• Data records:
▼

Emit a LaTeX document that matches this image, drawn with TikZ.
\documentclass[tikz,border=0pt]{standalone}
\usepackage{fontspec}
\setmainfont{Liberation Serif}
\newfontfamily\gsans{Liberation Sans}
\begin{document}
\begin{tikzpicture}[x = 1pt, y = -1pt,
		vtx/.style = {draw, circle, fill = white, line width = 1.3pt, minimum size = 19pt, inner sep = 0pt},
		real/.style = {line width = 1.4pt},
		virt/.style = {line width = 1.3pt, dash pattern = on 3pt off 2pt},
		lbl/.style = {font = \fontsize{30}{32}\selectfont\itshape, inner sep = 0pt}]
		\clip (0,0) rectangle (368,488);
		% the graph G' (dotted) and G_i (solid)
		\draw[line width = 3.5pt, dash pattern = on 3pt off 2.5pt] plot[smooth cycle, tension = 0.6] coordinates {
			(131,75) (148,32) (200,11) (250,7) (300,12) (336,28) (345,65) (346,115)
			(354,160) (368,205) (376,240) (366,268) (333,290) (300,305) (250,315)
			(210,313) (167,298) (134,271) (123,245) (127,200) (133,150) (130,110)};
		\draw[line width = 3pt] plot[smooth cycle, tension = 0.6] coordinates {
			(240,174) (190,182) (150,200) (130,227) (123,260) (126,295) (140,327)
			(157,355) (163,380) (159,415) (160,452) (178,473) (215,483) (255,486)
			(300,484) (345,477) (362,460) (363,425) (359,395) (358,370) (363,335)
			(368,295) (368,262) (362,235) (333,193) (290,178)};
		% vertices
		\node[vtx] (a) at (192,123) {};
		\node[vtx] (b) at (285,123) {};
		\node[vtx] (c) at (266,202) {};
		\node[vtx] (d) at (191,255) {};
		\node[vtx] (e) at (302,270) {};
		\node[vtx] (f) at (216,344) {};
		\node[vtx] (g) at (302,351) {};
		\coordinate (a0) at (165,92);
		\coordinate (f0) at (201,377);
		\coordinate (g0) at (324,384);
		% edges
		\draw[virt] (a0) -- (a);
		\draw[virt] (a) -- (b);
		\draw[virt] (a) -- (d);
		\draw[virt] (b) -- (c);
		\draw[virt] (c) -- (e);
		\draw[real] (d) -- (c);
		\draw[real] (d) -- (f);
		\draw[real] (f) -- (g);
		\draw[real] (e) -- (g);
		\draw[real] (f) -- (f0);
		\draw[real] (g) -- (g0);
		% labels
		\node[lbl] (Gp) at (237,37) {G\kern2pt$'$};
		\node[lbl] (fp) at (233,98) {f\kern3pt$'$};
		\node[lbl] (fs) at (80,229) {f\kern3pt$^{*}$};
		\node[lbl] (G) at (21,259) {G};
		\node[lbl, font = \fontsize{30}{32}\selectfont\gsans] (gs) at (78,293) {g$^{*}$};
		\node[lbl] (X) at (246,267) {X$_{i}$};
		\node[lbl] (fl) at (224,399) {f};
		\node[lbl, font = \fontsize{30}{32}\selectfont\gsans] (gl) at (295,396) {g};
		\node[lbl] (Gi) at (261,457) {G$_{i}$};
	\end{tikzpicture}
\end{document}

▲
▼

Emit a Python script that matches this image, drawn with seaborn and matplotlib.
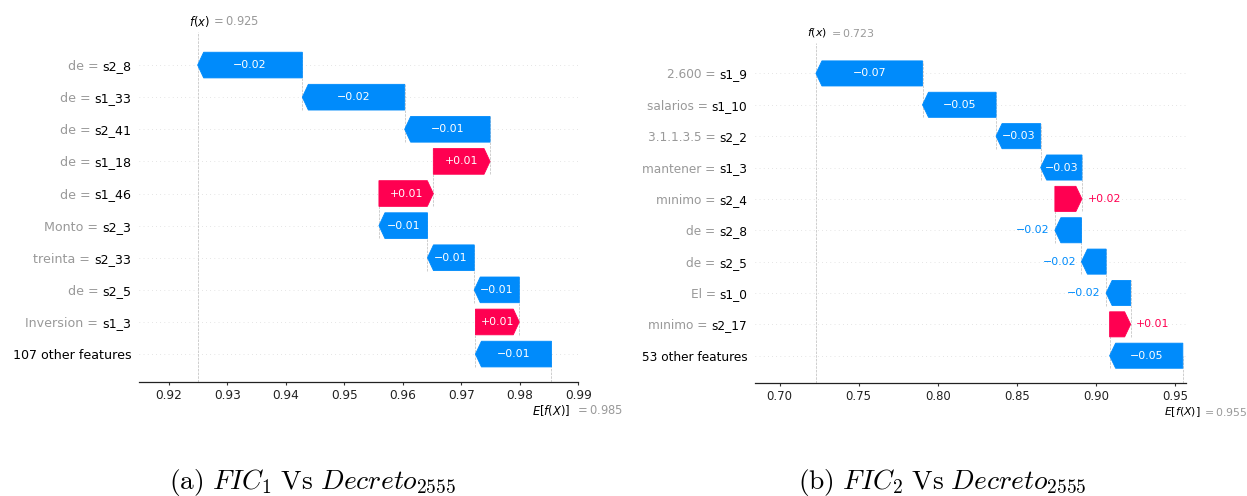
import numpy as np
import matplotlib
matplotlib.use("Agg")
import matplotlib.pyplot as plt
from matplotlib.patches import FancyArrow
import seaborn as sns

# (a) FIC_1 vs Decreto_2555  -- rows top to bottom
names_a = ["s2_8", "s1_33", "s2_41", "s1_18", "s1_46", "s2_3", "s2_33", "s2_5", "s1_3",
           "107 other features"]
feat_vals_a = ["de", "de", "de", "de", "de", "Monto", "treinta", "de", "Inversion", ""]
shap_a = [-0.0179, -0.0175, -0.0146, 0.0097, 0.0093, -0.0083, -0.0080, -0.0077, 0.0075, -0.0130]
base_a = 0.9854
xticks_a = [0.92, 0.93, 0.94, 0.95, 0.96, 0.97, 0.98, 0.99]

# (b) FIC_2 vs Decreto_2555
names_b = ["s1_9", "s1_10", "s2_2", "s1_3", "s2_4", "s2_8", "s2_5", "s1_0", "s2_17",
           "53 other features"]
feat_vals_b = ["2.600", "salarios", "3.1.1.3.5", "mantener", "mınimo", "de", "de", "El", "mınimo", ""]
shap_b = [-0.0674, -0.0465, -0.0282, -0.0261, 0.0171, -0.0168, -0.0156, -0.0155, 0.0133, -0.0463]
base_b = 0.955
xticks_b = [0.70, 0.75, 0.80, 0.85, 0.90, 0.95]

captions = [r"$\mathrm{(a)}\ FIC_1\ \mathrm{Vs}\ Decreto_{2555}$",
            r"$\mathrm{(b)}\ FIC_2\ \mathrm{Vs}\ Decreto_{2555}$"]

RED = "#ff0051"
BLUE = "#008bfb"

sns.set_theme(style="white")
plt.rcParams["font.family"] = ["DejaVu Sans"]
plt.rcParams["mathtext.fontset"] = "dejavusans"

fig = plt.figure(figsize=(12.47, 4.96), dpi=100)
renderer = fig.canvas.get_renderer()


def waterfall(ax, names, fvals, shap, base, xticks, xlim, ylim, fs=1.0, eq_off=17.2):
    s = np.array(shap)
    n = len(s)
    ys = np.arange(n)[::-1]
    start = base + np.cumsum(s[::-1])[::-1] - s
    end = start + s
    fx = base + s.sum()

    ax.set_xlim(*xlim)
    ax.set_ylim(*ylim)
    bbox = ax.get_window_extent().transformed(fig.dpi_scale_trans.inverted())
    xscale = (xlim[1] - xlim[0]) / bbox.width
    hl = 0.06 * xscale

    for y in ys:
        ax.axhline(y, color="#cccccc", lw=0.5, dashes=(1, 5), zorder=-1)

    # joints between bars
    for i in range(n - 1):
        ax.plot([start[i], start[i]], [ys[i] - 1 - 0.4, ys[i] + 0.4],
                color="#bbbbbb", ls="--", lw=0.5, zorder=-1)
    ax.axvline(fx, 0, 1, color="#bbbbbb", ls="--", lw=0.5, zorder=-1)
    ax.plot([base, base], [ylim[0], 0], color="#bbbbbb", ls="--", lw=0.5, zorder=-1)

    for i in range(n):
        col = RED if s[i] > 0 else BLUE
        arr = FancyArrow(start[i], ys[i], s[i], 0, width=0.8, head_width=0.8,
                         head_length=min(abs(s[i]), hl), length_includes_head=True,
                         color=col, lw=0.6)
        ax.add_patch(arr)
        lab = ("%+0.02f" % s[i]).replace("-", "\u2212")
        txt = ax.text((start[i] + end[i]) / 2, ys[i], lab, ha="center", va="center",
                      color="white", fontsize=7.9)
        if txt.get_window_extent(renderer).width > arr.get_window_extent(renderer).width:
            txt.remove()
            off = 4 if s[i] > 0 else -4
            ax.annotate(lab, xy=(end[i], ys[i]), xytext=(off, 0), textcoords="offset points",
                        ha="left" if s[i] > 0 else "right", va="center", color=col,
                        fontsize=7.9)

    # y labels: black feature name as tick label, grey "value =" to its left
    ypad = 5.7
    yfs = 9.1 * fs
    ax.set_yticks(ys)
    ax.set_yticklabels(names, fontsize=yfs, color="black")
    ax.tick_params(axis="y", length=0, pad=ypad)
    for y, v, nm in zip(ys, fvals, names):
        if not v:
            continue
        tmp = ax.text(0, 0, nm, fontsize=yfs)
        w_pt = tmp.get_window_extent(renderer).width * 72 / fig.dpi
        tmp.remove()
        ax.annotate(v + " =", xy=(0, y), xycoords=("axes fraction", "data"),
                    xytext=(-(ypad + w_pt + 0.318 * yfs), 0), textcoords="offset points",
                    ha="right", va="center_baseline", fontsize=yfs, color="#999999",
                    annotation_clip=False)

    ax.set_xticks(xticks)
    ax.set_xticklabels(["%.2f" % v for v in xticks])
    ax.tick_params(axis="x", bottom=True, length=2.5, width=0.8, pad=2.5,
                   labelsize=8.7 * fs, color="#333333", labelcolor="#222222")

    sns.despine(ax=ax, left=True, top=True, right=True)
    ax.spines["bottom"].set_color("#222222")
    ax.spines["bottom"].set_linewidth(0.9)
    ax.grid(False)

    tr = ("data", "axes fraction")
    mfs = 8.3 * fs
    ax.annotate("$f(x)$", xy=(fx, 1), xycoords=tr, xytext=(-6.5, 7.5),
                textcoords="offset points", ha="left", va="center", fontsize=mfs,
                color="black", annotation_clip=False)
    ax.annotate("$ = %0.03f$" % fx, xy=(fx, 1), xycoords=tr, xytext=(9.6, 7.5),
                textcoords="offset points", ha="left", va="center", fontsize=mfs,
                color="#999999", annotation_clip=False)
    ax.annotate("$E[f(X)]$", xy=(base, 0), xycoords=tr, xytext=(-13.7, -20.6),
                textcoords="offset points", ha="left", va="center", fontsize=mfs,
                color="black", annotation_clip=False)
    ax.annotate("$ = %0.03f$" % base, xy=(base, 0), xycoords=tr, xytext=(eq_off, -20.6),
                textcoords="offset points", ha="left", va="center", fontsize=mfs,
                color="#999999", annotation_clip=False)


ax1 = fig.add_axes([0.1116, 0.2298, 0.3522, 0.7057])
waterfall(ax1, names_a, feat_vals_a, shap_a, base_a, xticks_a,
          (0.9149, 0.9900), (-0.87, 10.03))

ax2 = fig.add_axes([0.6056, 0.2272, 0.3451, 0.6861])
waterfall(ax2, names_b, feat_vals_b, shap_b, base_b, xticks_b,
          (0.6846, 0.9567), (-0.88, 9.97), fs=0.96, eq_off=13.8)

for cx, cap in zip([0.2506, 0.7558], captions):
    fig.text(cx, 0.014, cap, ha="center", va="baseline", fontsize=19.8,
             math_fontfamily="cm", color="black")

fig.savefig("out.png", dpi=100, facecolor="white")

▲
▼

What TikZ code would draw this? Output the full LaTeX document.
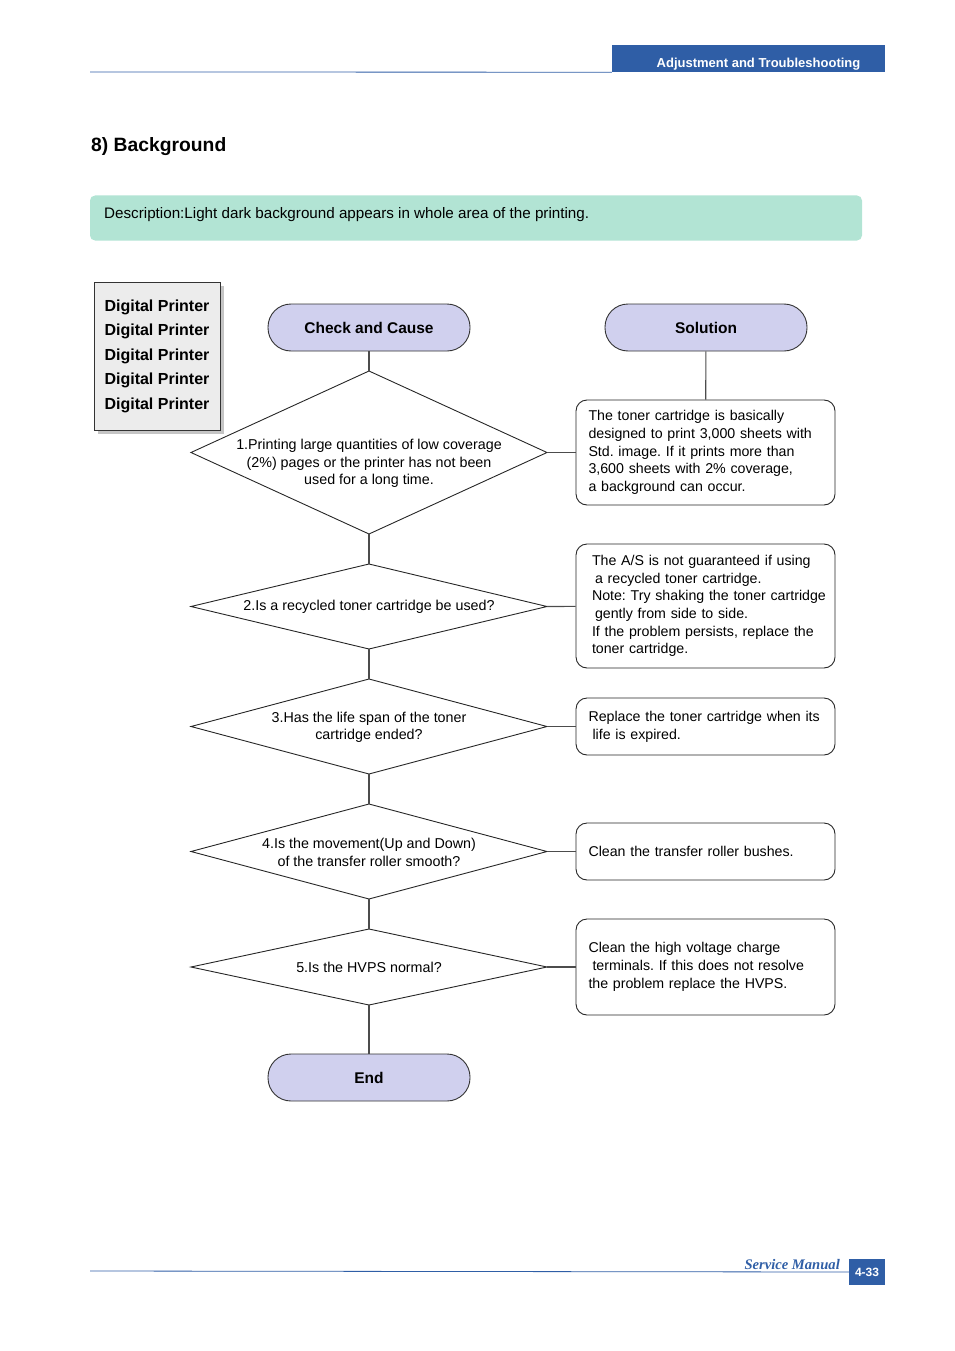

▲

Go to the line that contains "Emit a Python" and copy from there down to the line that contains "xticks_a = [0.92, 0.93, 0.94, 0.95, 0.96, 0.97, 0.98, 0.99]", with both lines included. Pass over the pictures.

Emit a Python script that matches this image, drawn with seaborn and matplotlib.
import numpy as np
import matplotlib
matplotlib.use("Agg")
import matplotlib.pyplot as plt
from matplotlib.patches import FancyArrow
import seaborn as sns

# (a) FIC_1 vs Decreto_2555  -- rows top to bottom
names_a = ["s2_8", "s1_33", "s2_41", "s1_18", "s1_46", "s2_3", "s2_33", "s2_5", "s1_3",
           "107 other features"]
feat_vals_a = ["de", "de", "de", "de", "de", "Monto", "treinta", "de", "Inversion", ""]
shap_a = [-0.0179, -0.0175, -0.0146, 0.0097, 0.0093, -0.0083, -0.0080, -0.0077, 0.0075, -0.0130]
base_a = 0.9854
xticks_a = [0.92, 0.93, 0.94, 0.95, 0.96, 0.97, 0.98, 0.99]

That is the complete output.